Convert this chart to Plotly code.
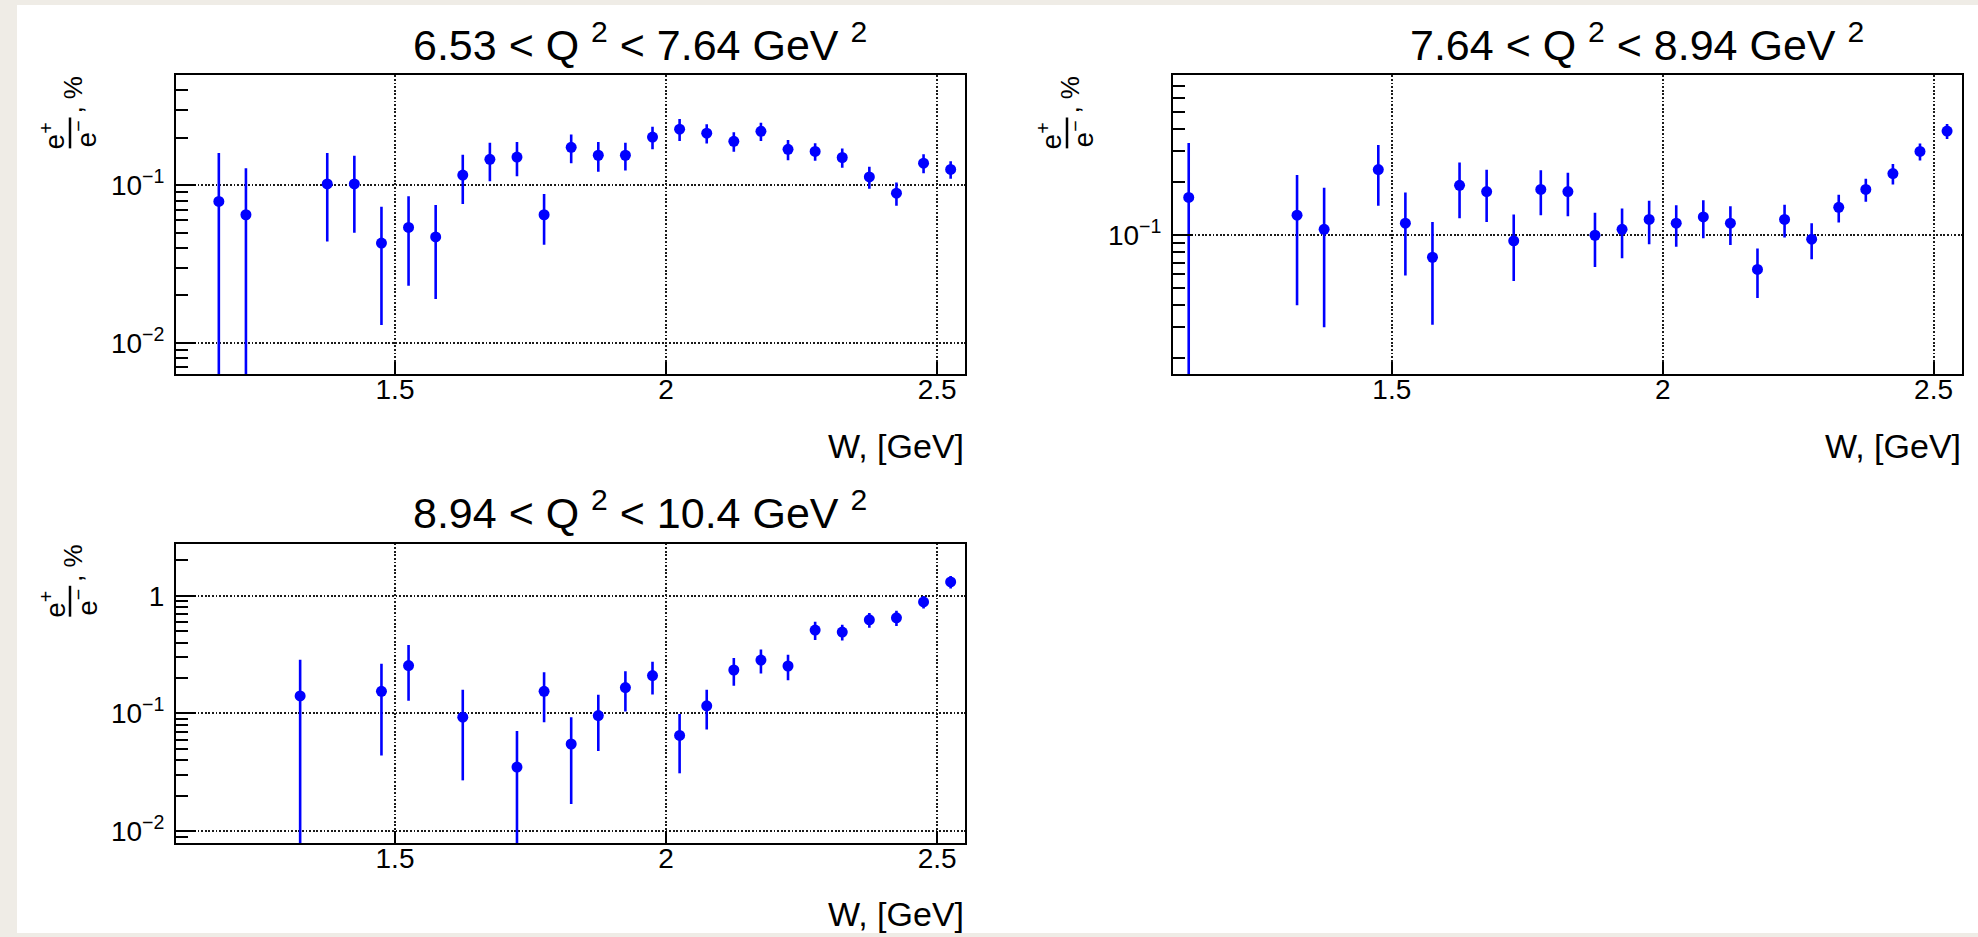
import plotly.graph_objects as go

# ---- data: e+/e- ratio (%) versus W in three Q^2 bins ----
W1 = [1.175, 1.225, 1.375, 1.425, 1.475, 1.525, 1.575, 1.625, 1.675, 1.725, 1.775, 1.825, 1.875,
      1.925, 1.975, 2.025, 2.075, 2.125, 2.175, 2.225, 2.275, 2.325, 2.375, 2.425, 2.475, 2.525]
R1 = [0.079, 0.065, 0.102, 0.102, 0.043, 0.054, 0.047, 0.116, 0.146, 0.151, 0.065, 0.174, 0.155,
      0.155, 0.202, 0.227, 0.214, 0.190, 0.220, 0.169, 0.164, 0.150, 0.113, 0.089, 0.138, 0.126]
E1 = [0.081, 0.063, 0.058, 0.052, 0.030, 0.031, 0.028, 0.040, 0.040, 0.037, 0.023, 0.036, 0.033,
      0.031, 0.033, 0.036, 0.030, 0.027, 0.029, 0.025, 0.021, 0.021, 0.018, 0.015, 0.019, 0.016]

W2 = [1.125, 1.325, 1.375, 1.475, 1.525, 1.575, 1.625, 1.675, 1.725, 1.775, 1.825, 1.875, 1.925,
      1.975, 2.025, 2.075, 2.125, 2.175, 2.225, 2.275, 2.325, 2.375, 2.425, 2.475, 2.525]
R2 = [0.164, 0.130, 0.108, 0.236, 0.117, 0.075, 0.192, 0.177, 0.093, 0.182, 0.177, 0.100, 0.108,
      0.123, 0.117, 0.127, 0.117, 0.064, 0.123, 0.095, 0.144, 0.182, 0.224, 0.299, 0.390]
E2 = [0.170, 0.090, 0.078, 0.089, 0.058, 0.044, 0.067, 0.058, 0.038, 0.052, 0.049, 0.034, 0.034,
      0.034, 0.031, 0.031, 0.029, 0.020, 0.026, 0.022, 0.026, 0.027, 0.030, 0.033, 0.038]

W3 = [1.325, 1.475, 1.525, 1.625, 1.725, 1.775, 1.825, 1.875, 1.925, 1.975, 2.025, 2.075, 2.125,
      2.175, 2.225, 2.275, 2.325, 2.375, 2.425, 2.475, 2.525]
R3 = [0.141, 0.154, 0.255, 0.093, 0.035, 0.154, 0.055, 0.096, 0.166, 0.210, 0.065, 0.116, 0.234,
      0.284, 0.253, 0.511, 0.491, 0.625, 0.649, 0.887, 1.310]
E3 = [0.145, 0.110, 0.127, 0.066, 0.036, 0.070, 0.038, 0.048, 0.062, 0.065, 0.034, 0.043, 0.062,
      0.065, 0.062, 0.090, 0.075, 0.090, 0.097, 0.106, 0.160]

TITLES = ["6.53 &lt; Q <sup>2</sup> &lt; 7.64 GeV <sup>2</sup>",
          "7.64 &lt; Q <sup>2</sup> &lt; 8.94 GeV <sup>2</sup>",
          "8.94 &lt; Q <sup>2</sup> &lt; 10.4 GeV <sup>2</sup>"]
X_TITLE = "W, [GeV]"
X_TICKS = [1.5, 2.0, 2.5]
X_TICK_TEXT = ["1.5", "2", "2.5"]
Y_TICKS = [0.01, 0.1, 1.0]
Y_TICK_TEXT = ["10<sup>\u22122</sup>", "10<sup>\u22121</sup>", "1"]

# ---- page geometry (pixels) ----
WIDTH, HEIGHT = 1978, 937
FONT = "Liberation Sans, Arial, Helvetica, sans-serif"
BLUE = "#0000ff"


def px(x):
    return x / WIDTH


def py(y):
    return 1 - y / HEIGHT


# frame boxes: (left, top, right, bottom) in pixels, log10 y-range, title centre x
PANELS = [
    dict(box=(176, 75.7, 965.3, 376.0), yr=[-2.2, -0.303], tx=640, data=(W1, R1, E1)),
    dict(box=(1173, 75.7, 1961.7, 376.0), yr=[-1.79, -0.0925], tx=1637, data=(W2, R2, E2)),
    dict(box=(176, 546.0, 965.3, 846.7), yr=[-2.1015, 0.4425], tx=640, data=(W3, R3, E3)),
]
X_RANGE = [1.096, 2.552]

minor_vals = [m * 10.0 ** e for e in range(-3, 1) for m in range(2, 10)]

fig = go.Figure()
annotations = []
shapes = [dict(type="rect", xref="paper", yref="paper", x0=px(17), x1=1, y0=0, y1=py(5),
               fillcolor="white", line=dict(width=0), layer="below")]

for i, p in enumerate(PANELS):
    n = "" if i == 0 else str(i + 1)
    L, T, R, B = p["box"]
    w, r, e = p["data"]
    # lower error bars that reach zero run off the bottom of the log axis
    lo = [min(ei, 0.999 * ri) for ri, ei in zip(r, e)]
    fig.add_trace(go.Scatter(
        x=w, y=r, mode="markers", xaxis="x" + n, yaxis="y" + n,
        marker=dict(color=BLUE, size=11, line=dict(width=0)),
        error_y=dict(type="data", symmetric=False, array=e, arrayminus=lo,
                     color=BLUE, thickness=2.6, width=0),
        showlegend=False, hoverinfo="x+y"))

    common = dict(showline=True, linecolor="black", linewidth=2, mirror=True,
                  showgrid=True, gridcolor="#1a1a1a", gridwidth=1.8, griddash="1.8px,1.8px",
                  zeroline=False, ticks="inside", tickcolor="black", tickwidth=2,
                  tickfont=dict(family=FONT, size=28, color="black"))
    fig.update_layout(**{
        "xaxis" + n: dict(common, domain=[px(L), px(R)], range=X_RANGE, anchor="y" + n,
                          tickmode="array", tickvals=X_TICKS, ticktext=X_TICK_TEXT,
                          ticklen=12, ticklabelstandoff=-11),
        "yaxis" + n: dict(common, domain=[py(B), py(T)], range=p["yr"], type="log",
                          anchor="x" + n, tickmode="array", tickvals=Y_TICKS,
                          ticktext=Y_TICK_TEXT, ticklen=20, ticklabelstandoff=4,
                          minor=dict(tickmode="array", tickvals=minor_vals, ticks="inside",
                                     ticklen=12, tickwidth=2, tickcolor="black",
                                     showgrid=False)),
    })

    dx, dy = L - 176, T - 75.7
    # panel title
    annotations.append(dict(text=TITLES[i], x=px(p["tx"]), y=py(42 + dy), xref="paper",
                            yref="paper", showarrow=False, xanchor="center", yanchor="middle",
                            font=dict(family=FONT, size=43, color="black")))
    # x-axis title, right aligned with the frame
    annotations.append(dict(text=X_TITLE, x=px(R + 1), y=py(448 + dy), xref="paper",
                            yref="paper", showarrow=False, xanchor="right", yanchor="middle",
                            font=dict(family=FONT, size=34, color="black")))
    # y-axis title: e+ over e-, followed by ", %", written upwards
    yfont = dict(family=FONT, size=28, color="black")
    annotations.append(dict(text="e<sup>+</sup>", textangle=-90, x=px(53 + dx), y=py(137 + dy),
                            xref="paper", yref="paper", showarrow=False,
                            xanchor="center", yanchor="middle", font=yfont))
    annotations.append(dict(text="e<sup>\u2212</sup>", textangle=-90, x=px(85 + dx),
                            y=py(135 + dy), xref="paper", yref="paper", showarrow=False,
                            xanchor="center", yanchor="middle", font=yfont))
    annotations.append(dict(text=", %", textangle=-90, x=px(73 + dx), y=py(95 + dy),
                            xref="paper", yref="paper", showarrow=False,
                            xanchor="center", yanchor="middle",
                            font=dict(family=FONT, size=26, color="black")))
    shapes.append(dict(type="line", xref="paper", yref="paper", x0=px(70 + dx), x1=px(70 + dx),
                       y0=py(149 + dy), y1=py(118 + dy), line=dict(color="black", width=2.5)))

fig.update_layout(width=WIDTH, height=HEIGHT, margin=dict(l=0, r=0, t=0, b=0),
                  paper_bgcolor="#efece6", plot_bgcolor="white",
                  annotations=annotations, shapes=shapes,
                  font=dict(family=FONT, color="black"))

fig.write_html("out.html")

**EXERCISE REQUIREMENTS**.
Please repeat exactly the data above from its first line to the line that contains "import plotly.graph_objects as go", inclusive, and leave every picture out.

**TASK RESULT**.
Convert this chart to Plotly code.
import plotly.graph_objects as go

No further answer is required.